You’re Out: If a student continues to disrupt the class after being brought back into the classroom, I then send them back to their original class to do non-Scripture. Depending on how Scripture works at your school, this may not be an option for you, but whatever happens, you absolutely must get this student out of the room. The class will never be able to continue until you do.

If a student is sent back to class twice in one semester, they are no longer welcome in my class. Although this may seem harsh and unloving, it is actually the most loving thing you can do for the rest of the class. 
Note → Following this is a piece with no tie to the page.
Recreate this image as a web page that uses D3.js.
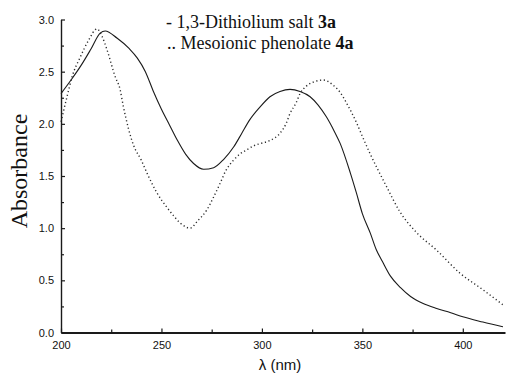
<!DOCTYPE html>
<html>
<head>
<meta charset="utf-8">
<script src="https://cdn.jsdelivr.net/npm/d3@7"></script>
<style>
  html, body { margin: 0; padding: 0; background: #fff; }
  svg { display: block; }
</style>
</head>
<body>
<svg id="chart"></svg>
<script>
// UV-Vis spectra
const saltNm  = [200, 205, 210, 215, 219.5, 222, 228, 234, 238, 242, 246, 250, 254, 258, 262, 266, 271, 276, 281, 286, 290, 294, 299, 304, 309, 314, 319, 324, 328, 332, 336, 339, 344, 347, 350, 354, 357, 360, 364, 369, 374, 380, 387, 394, 400, 410, 420];
const saltAbs = [2.29, 2.42, 2.56, 2.72, 2.87, 2.89, 2.82, 2.72, 2.63, 2.50, 2.31, 2.14, 1.99, 1.84, 1.71, 1.62, 1.565, 1.58, 1.66, 1.78, 1.91, 2.04, 2.16, 2.26, 2.31, 2.33, 2.31, 2.26, 2.18, 2.07, 1.93, 1.81, 1.53, 1.34, 1.14, 0.95, 0.79, 0.68, 0.54, 0.43, 0.345, 0.28, 0.23, 0.19, 0.15, 0.10, 0.055];

const phenNm  = [200, 203, 205.5, 209.6, 213.7, 217.9, 220.4, 222.9, 227, 229.4, 231, 236, 240, 243, 247.7, 252.7, 256, 259.3, 264.3, 268, 272.6, 276, 279.2, 282, 285.8, 289, 292.4, 296, 299, 304, 309, 312, 314, 317, 319, 322, 325.5, 330.5, 335.5, 339, 342.1, 347.1, 350, 353.7, 358, 362, 368.6, 376.9, 386.9, 398.5, 410, 420];
const phenAbs = [2.02, 2.26, 2.45, 2.64, 2.80, 2.91, 2.84, 2.71, 2.45, 2.33, 2.17, 1.80, 1.65, 1.52, 1.34, 1.20, 1.12, 1.05, 1.00, 1.07, 1.175, 1.30, 1.43, 1.55, 1.65, 1.71, 1.75, 1.79, 1.81, 1.84, 1.91, 2.00, 2.10, 2.20, 2.29, 2.36, 2.40, 2.42, 2.37, 2.30, 2.20, 2.01, 1.88, 1.72, 1.55, 1.40, 1.16, 0.96, 0.79, 0.57, 0.41, 0.265];

const xTicks = [200, 250, 300, 350, 400];
const xMinor = [225, 275, 325, 375];
const yTicks = [0, 0.5, 1.0, 1.5, 2.0, 2.5, 3.0];
const yMinor = [0.25, 0.75, 1.25, 1.75, 2.25, 2.75];

const width = 507, height = 374;
const margin = { top: 19.5, right: 2, bottom: 41.5, left: 61 };

const svg = d3.select('#chart')
  .attr('width', width)
  .attr('height', height);

const x = d3.scaleLinear()
  .domain([200, 421])
  .range([margin.left, width - margin.right]);

const y = d3.scaleLinear()
  .domain([0, 3])
  .range([height - margin.bottom, margin.top]);

const ink = '#1a1a1a';
const tickFont = '"Liberation Sans", Arial, sans-serif';
const serif = '"Liberation Serif", "Times New Roman", serif';

// Curves
const saltData = saltNm.map((d, i) => ({ nm: d, a: saltAbs[i] }));
const phenData = phenNm.map((d, i) => ({ nm: d, a: phenAbs[i] }));

const line = d3.line()
  .x(d => x(d.nm))
  .y(d => y(d.a))
  .curve(d3.curveMonotoneX);

svg.append('path')
  .datum(saltData)
  .attr('d', line)
  .attr('fill', 'none')
  .attr('stroke', ink)
  .attr('stroke-width', 1.1);

svg.append('path')
  .datum(phenData)
  .attr('d', line)
  .attr('fill', 'none')
  .attr('stroke', '#2a2a2a')
  .attr('stroke-width', 1.4)
  .attr('stroke-dasharray', '1.2,2.6');

// Y axis
const yAxis = svg.append('g')
  .attr('transform', `translate(${margin.left},0)`)
  .call(d3.axisLeft(y)
    .tickValues(yTicks)
    .tickFormat(d3.format('.1f'))
    .tickSizeInner(-4)
    .tickSizeOuter(0)
    .tickPadding(7));

svg.append('g')
  .attr('transform', `translate(${margin.left},0)`)
  .call(d3.axisLeft(y).tickValues(yMinor).tickFormat('').tickSizeInner(-3).tickSizeOuter(0))
  .call(g => g.select('.domain').remove());

// X axis
const xAxis = svg.append('g')
  .attr('transform', `translate(0,${height - margin.bottom})`)
  .call(d3.axisBottom(x)
    .tickValues(xTicks)
    .tickFormat(d3.format('d'))
    .tickSizeInner(-4)
    .tickSizeOuter(0)
    .tickPadding(9));

svg.append('g')
  .attr('transform', `translate(0,${height - margin.bottom})`)
  .call(d3.axisBottom(x).tickValues(xMinor).tickFormat('').tickSizeInner(-3).tickSizeOuter(0))
  .call(g => g.select('.domain').remove());

svg.selectAll('.tick line').attr('stroke', ink).attr('stroke-width', 1.2);
yAxis.select('.domain').attr('stroke', ink).attr('stroke-width', 1.4);
xAxis.select('.domain').attr('stroke', ink).attr('stroke-width', 1.8);
svg.selectAll('.tick text')
  .attr('fill', '#111')
  .style('font-family', tickFont)
  .style('font-size', '11px');

// Axis titles
svg.append('text')
  .attr('transform', 'translate(27,171) rotate(-90)')
  .attr('text-anchor', 'middle')
  .style('font-family', serif)
  .style('font-size', '24px')
  .attr('fill', '#111')
  .text('Absorbance');

svg.append('text')
  .attr('x', 280)
  .attr('y', 370)
  .attr('text-anchor', 'middle')
  .style('font-family', tickFont)
  .style('font-size', '15px')
  .attr('fill', '#111')
  .text('λ (nm)');

// Legend
const legend = svg.append('g')
  .style('font-family', serif)
  .style('font-size', '18px')
  .attr('fill', '#111');

const l1 = legend.append('text').attr('x', 166).attr('y', 28);
l1.append('tspan').text('- 1,3-Dithiolium salt ');
l1.append('tspan').style('font-weight', 'bold').text('3a');

const l2 = legend.append('text').attr('x', 167).attr('y', 49);
l2.append('tspan').text('.. Mesoionic phenolate ');
l2.append('tspan').style('font-weight', 'bold').text('4a');
</script>
</body>
</html>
A few hints to make life easier

  1. If you have a smaller class, make sure no students sit in the back row. For almost a year I would say to students sitting in the back row, “It’s not that I think you’re horrible people, I’m sure you’re very lovely people. It’s not that I’m trying to disrespect you; in fact I respect you very much! But if you could please do me a favour and move somewhere out of the back row I would very much appreciate it because it just makes my job a little easier”. When treated with respect like this, almost all students are more than happy to oblige. These days my students just don’t sit in the back row.
  2. Give out the first warning quickly! If you haven’t given out a warning in the first few minutes you’re either too soft or you’ve got the top class.
  3. Remember who you’ve given warnings to. There’s no use in having a three-strike policy if kids can get 3 strike ones!
  4. If possible, always have a spare desk (or two) with chairs right up the front of the classroom. This means that when you get to Strike Two, you have a spare desk ready for them and there is minimal disruption to the class.
  5. When you send a student outside, make sure you walk them out and tell them to stand with their back to the wall on the opposite side of the hallway (if possible). This should mean that you can still see them outside when you’re at the front of the classroom, but that they are out of sight to the rest of the students who are in your classroom sitting at their desks.

As I said earlier, you absolutely must have a discipline policy! I teach at St Ives High in Sydney, and this is what works for me. You may be teaching somewhere else and find that my system doesn’t work so well for you. That’s ok, just make sure you have a system!

And remember, stop trying to be their friends and start being their teacher! Chances are, if you’re anything like me, you’ll probably find that you not only start to enjoy teaching scripture but that you actually make a few friends along the way!